It has become like Waterford clear that I don't own a dog. He owns me.He's got me wrapped around his paw. I'm totally conditioned like someone who can't miss Glenn Beck. Depending on his whimper, which he's trained me to understand, I leap into action — mostly taking him out for an adventure in smelling and rediscovering the PPTP (Perfect Place To Poop) which I wrote a blog about. But he's also trained me to throw his ball, after fighting the slimy thing out of jaws that could crush rebar.

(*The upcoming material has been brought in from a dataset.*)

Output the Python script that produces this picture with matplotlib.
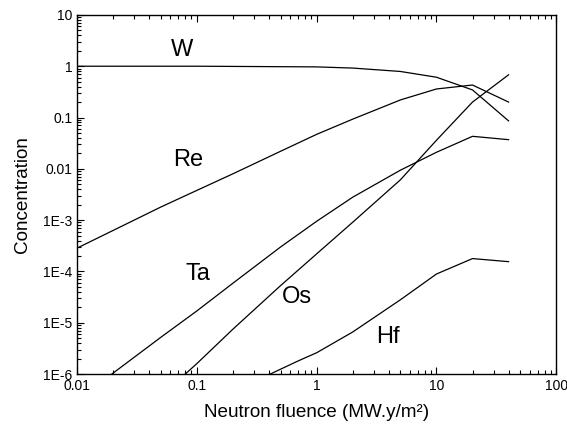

I can't write anymore because Dildog's giving me that look, and that whimper, so I'll just end this with a totally gratuitous photo of me in a bikini and looking quizical. And I have to tell you, I feel practically naked without my cowboy hat and boots.But I gotta do it, because it seems that here on OS, I get like ten times more views and twenty times more comments if I put out with a cheap thrill. And since ya'll write way more bettter than me (even the preverts), I guess my bikini shots have become like the mandatory lesbian scenes in the movies ya'll rent.
Oh, and the cute photo of Dildog isn't really him. He refuses to wear the neat clothes I buy for him, even cool cowboy handkerchiefs and cowboy hats and fringy vests, so I used a stand-in dog that looks like him when he was about three months old, and didn't own me yet.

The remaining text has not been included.